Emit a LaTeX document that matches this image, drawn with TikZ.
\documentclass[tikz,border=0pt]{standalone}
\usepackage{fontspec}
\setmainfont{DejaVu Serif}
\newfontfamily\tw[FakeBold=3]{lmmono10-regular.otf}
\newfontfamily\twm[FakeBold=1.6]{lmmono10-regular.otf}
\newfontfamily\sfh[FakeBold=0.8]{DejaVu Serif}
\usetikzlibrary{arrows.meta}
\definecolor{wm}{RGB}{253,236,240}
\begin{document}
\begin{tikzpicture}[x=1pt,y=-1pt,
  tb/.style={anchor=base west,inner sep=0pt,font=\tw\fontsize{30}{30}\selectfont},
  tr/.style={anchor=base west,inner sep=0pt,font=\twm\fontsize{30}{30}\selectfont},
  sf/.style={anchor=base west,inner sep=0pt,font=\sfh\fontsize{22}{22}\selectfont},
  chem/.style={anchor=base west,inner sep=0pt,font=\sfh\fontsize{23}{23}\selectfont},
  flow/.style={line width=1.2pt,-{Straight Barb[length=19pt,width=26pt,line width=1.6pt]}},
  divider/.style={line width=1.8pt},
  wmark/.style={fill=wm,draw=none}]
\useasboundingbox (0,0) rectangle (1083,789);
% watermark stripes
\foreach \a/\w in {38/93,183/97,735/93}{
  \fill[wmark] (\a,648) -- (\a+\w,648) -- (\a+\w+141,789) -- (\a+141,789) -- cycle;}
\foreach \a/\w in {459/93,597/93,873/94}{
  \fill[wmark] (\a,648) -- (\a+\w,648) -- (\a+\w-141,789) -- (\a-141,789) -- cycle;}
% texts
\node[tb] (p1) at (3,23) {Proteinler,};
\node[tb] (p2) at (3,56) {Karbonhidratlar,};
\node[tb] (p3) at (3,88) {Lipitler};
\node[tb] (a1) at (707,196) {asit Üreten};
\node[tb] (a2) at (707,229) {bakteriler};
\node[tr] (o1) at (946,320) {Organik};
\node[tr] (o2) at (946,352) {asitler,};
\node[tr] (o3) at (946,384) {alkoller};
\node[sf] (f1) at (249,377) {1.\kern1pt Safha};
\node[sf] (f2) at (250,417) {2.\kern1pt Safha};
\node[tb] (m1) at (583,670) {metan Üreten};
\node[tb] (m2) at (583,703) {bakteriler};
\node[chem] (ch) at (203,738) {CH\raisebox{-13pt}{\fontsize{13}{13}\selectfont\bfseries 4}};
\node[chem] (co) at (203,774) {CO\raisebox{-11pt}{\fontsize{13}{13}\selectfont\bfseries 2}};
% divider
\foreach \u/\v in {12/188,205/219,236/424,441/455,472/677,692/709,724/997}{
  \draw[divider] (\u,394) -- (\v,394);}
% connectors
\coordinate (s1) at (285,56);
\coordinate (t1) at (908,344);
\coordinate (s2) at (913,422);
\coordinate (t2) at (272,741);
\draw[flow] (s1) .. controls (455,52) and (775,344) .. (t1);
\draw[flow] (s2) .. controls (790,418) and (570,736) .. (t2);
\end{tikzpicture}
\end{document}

Problem | Type the material above out again, exactly.

Task solution |
Emit a LaTeX document that matches this image, drawn with TikZ.
\documentclass[tikz,border=0pt]{standalone}
\usepackage{fontspec}
\setmainfont{DejaVu Serif}
\newfontfamily\tw[FakeBold=3]{lmmono10-regular.otf}
\newfontfamily\twm[FakeBold=1.6]{lmmono10-regular.otf}
\newfontfamily\sfh[FakeBold=0.8]{DejaVu Serif}
\usetikzlibrary{arrows.meta}
\definecolor{wm}{RGB}{253,236,240}
\begin{document}
\begin{tikzpicture}[x=1pt,y=-1pt,
  tb/.style={anchor=base west,inner sep=0pt,font=\tw\fontsize{30}{30}\selectfont},
  tr/.style={anchor=base west,inner sep=0pt,font=\twm\fontsize{30}{30}\selectfont},
  sf/.style={anchor=base west,inner sep=0pt,font=\sfh\fontsize{22}{22}\selectfont},
  chem/.style={anchor=base west,inner sep=0pt,font=\sfh\fontsize{23}{23}\selectfont},
  flow/.style={line width=1.2pt,-{Straight Barb[length=19pt,width=26pt,line width=1.6pt]}},
  divider/.style={line width=1.8pt},
  wmark/.style={fill=wm,draw=none}]
\useasboundingbox (0,0) rectangle (1083,789);
% watermark stripes
\foreach \a/\w in {38/93,183/97,735/93}{
  \fill[wmark] (\a,648) -- (\a+\w,648) -- (\a+\w+141,789) -- (\a+141,789) -- cycle;}
\foreach \a/\w in {459/93,597/93,873/94}{
  \fill[wmark] (\a,648) -- (\a+\w,648) -- (\a+\w-141,789) -- (\a-141,789) -- cycle;}
% texts
\node[tb] (p1) at (3,23) {Proteinler,};
\node[tb] (p2) at (3,56) {Karbonhidratlar,};
\node[tb] (p3) at (3,88) {Lipitler};
\node[tb] (a1) at (707,196) {asit Üreten};
\node[tb] (a2) at (707,229) {bakteriler};
\node[tr] (o1) at (946,320) {Organik};
\node[tr] (o2) at (946,352) {asitler,};
\node[tr] (o3) at (946,384) {alkoller};
\node[sf] (f1) at (249,377) {1.\kern1pt Safha};
\node[sf] (f2) at (250,417) {2.\kern1pt Safha};
\node[tb] (m1) at (583,670) {metan Üreten};
\node[tb] (m2) at (583,703) {bakteriler};
\node[chem] (ch) at (203,738) {CH\raisebox{-13pt}{\fontsize{13}{13}\selectfont\bfseries 4}};
\node[chem] (co) at (203,774) {CO\raisebox{-11pt}{\fontsize{13}{13}\selectfont\bfseries 2}};
% divider
\foreach \u/\v in {12/188,205/219,236/424,441/455,472/677,692/709,724/997}{
  \draw[divider] (\u,394) -- (\v,394);}
% connectors
\coordinate (s1) at (285,56);
\coordinate (t1) at (908,344);
\coordinate (s2) at (913,422);
\coordinate (t2) at (272,741);
\draw[flow] (s1) .. controls (455,52) and (775,344) .. (t1);
\draw[flow] (s2) .. controls (790,418) and (570,736) .. (t2);
\end{tikzpicture}
\end{document}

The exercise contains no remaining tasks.